#### Your task
Only lines holding the word "matplotlib" should be copied from the material.

#### Collected data
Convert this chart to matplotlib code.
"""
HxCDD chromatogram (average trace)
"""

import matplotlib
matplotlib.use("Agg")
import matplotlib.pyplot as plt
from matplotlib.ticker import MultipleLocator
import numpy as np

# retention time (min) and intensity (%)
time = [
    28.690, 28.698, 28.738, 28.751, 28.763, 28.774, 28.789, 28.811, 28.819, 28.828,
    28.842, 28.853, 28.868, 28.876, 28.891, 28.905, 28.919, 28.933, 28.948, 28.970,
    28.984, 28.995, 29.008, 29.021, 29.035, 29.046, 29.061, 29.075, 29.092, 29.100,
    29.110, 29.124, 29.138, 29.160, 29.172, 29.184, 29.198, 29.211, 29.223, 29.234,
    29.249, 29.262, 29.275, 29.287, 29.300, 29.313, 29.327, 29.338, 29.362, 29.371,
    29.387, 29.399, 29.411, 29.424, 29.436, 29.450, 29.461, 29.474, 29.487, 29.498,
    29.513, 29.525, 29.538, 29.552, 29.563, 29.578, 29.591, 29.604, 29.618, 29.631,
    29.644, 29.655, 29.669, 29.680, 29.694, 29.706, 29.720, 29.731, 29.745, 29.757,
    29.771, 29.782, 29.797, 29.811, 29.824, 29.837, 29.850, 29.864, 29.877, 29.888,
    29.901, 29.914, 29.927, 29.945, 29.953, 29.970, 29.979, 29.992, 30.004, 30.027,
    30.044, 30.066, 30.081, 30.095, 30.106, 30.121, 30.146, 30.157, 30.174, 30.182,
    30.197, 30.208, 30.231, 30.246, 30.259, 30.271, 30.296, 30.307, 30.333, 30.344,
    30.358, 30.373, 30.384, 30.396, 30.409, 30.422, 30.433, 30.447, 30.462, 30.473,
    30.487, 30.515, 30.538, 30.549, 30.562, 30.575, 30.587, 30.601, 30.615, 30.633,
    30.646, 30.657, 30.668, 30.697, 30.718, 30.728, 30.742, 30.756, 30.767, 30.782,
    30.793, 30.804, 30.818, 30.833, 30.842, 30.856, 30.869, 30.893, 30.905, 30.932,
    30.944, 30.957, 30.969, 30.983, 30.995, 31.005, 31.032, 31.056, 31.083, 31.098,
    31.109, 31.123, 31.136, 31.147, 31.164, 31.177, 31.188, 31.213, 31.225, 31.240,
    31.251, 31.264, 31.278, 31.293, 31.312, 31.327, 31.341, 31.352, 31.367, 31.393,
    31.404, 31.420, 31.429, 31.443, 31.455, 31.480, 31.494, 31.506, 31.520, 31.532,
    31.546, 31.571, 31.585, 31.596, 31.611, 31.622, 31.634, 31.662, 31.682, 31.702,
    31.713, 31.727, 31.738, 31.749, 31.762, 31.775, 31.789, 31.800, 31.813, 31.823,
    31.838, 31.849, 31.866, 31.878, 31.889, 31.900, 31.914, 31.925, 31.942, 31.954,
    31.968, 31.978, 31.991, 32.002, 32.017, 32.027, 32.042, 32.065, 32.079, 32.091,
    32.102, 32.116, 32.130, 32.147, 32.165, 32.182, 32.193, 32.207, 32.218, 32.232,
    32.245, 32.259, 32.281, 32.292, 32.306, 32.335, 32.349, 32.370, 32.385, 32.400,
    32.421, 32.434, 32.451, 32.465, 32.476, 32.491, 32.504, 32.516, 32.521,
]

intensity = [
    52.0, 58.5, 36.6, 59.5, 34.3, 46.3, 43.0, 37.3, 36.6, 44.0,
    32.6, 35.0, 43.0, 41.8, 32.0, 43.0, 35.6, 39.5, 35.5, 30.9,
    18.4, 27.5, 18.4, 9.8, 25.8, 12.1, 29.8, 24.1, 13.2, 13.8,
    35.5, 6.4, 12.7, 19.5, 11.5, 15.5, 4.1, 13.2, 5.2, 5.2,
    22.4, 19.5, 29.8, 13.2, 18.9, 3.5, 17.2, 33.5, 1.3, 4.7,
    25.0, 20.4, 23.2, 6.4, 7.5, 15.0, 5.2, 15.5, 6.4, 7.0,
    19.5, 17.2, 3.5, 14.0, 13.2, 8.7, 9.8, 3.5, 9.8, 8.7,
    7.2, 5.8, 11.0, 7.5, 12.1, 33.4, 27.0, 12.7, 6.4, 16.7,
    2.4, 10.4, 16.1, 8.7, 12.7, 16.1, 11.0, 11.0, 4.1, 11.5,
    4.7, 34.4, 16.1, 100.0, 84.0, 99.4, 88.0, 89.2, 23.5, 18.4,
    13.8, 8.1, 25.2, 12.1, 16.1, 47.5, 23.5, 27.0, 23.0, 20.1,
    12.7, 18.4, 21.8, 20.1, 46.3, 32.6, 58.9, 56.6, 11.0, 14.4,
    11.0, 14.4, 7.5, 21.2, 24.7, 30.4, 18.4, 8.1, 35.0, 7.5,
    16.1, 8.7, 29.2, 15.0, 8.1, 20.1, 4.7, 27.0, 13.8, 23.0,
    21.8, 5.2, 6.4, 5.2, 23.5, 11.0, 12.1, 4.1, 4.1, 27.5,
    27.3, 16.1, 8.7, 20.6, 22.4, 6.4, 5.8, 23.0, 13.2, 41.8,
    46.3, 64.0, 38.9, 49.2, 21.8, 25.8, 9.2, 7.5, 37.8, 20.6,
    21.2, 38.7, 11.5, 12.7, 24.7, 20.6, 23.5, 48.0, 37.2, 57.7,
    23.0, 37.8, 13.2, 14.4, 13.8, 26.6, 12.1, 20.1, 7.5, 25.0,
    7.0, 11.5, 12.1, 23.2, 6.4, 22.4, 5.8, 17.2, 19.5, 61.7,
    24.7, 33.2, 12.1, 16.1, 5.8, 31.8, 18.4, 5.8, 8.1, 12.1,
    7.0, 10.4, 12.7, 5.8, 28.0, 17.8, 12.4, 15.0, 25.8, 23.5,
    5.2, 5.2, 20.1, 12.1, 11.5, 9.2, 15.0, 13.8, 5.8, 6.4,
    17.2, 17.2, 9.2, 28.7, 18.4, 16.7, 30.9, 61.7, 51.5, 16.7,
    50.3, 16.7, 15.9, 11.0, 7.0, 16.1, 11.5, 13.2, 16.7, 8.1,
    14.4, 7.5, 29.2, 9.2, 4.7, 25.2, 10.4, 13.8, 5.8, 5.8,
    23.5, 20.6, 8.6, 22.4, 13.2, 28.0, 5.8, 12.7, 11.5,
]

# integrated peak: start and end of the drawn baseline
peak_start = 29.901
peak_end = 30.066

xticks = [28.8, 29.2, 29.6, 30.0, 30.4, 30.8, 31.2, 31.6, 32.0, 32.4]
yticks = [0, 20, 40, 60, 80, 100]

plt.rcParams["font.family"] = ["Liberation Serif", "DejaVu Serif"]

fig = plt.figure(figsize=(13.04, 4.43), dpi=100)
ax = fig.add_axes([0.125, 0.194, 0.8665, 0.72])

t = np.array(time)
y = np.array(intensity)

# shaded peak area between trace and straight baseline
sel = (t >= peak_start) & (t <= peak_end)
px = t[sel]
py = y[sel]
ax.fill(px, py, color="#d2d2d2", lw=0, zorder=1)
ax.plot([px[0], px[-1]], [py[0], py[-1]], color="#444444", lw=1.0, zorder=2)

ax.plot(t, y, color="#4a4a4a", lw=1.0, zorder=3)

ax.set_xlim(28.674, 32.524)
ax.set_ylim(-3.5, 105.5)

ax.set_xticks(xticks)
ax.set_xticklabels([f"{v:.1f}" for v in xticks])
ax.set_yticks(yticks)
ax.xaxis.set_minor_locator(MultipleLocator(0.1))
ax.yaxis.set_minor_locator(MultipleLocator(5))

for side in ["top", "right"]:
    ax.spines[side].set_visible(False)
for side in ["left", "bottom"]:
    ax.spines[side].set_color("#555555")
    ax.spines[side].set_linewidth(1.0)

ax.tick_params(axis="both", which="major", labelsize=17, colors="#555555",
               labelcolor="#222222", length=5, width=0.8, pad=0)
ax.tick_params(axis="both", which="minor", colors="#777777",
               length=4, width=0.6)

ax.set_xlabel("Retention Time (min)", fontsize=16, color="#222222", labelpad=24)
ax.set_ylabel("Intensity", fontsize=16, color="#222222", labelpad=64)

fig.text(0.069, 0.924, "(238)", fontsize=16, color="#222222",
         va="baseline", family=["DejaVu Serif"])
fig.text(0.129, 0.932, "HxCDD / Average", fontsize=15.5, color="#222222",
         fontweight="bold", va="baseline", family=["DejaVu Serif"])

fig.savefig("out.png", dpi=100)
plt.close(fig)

#### Task output
Convert this chart to matplotlib code.
import matplotlib
matplotlib.use("Agg")
import matplotlib.pyplot as plt
from matplotlib.ticker import MultipleLocator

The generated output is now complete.